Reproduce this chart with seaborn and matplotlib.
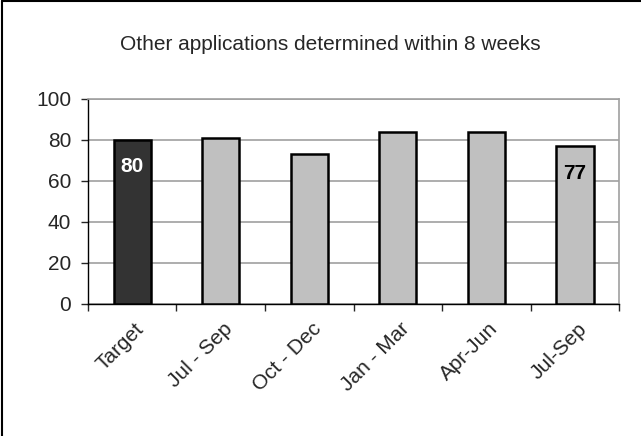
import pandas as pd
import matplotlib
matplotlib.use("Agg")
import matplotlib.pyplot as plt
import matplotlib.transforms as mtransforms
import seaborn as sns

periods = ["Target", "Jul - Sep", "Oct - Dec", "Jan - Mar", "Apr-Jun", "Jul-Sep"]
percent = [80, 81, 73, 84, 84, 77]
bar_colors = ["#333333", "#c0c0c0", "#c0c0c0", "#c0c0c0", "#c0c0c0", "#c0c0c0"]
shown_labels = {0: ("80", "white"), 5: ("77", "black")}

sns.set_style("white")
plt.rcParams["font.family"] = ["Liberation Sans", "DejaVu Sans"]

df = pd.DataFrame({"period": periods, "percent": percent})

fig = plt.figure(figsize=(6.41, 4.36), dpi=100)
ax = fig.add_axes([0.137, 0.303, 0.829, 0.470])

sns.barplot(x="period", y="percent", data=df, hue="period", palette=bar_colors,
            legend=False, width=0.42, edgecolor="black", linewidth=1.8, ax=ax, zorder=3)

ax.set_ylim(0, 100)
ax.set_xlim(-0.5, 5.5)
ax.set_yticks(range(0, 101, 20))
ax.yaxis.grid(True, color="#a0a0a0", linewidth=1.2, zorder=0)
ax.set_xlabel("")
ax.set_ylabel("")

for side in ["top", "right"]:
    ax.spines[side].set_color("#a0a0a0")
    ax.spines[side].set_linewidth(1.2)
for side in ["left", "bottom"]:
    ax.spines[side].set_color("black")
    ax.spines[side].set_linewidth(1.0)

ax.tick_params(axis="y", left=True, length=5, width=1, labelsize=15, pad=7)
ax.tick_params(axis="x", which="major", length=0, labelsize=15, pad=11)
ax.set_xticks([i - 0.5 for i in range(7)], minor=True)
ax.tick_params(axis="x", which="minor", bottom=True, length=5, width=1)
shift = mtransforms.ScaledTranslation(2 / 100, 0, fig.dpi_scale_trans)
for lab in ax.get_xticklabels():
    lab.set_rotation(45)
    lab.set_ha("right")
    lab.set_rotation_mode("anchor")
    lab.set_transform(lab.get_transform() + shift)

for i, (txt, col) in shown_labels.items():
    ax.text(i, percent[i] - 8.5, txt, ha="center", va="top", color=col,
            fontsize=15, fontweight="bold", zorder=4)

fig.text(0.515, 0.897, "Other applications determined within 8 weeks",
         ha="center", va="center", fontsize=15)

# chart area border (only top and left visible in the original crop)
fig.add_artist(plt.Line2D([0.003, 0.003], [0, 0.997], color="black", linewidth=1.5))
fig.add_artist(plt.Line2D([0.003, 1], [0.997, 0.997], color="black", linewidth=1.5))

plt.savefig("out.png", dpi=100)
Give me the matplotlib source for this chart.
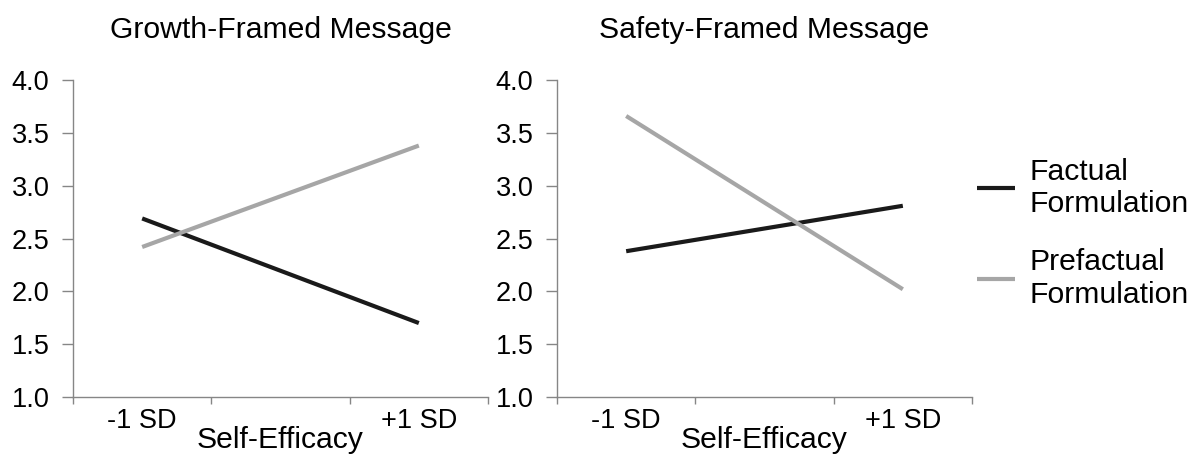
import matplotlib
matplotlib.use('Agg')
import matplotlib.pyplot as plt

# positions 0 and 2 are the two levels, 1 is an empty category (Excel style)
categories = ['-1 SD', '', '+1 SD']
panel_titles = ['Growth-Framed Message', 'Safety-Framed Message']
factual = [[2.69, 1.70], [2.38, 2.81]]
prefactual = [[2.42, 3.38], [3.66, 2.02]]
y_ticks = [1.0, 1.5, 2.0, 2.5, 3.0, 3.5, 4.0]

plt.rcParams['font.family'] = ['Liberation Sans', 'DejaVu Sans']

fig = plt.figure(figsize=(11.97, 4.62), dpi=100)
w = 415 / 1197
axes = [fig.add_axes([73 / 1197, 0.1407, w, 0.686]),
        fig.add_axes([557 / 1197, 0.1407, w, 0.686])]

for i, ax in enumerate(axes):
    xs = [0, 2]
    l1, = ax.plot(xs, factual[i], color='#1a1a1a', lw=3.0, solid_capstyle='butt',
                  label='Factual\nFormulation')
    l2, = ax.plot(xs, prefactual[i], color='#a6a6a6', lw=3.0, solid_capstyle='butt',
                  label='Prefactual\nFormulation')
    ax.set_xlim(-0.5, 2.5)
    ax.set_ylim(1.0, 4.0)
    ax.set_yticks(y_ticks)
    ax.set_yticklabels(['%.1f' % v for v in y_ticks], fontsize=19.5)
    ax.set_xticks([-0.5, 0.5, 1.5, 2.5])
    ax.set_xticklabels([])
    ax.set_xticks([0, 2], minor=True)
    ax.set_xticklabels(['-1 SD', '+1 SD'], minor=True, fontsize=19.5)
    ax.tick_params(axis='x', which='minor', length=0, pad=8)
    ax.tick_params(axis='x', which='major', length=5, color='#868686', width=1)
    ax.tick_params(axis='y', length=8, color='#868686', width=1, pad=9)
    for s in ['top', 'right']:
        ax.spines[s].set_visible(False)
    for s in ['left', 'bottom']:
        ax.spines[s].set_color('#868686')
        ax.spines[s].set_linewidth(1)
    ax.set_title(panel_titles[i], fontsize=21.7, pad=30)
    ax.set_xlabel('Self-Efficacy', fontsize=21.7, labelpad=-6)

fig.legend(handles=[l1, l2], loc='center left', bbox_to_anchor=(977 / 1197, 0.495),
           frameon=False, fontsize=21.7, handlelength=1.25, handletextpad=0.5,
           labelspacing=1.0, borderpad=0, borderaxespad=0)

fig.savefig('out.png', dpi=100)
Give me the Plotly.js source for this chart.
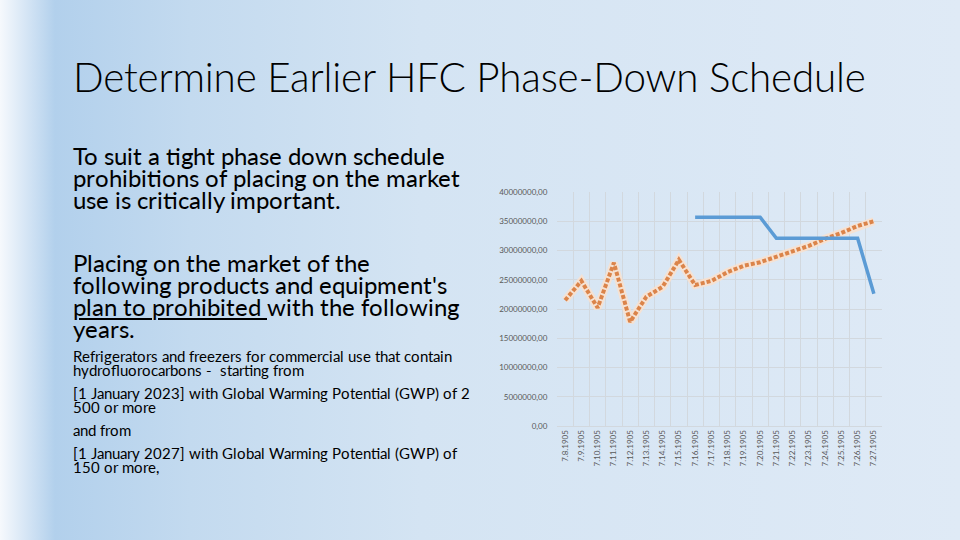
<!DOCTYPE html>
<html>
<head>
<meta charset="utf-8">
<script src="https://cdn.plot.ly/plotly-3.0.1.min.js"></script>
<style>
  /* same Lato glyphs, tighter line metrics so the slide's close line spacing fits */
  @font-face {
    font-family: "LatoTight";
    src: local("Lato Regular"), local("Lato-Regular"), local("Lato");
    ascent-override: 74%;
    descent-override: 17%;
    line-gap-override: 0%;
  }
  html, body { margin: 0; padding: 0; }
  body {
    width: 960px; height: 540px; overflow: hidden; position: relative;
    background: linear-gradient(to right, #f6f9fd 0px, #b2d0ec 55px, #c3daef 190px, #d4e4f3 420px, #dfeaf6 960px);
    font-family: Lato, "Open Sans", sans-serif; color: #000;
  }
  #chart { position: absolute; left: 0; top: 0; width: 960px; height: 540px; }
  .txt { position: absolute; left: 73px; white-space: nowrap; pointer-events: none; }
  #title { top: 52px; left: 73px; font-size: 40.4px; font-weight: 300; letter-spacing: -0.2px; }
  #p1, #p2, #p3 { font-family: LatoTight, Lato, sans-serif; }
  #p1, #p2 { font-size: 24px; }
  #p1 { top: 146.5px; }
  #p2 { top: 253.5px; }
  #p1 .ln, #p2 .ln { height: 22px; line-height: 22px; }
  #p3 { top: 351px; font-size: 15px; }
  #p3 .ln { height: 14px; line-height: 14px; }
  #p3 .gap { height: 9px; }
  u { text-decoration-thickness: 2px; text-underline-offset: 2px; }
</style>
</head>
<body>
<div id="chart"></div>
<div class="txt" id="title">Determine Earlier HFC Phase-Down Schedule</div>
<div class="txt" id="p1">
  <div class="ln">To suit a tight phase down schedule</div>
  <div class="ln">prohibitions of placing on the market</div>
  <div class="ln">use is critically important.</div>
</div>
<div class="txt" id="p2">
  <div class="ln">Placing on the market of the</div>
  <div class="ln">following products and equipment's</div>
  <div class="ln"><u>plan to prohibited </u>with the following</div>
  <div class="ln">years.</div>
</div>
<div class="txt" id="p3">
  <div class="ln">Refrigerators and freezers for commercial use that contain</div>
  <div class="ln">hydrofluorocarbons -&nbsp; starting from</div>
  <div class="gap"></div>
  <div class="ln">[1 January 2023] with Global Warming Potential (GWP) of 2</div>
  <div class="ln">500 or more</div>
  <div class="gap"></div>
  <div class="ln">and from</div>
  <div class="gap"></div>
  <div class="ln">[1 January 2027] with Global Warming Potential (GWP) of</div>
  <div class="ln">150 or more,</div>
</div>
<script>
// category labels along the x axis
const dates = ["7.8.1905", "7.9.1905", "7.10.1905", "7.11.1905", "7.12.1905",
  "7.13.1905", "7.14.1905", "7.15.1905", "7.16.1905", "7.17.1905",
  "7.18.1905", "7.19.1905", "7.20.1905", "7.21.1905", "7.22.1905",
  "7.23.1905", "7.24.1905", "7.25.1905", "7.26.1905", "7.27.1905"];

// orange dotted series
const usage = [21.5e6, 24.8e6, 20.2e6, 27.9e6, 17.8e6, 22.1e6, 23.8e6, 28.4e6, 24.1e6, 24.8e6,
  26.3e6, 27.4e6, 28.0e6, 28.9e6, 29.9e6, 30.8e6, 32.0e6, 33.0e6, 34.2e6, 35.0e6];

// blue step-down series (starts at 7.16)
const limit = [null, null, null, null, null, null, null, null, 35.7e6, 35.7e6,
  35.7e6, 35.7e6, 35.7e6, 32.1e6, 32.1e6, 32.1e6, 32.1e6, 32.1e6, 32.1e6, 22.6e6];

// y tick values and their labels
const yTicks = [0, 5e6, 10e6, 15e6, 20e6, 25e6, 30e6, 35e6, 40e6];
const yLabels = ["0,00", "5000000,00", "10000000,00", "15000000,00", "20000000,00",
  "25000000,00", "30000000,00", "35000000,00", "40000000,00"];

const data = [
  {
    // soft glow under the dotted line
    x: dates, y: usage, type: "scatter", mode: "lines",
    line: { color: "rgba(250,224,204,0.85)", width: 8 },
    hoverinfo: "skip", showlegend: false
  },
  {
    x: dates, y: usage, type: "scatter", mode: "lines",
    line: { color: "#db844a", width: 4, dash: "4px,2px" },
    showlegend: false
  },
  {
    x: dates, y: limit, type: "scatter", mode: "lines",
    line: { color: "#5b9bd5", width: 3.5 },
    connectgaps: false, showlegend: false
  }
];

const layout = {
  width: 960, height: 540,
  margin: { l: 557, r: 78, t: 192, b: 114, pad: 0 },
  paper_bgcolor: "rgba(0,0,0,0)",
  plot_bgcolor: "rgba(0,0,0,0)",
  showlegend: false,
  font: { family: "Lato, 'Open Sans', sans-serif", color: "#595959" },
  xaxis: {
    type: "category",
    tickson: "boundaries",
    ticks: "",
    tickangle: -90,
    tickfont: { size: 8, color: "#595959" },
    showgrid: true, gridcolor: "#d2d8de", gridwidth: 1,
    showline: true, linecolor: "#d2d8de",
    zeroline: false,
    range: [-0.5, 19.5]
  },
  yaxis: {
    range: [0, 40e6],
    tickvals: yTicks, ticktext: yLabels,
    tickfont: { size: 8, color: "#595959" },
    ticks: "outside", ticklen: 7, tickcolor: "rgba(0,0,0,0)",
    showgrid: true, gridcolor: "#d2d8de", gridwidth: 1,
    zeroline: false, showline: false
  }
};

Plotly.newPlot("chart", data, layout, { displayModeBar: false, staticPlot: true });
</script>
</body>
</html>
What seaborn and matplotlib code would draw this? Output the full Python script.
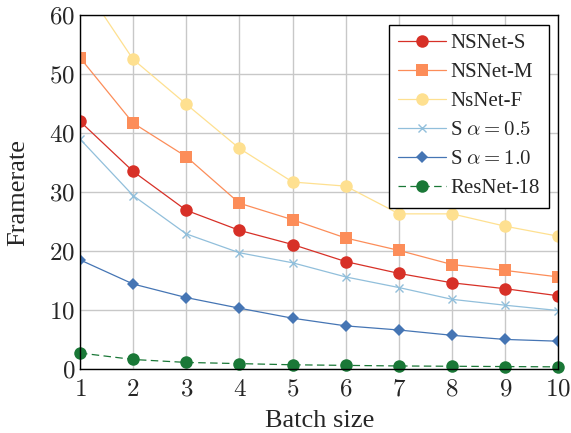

§

### GIVEN EXERCISE
Restate each line from the start of the listing through the line bearing "import seaborn as sns" word for word. Drop the pictures.

### EXERCISE RESPONSE
Reproduce this chart with seaborn and matplotlib.
import pandas as pd
import matplotlib
matplotlib.use("Agg")
import matplotlib.pyplot as plt
import matplotlib.transforms as mtransforms
import seaborn as sns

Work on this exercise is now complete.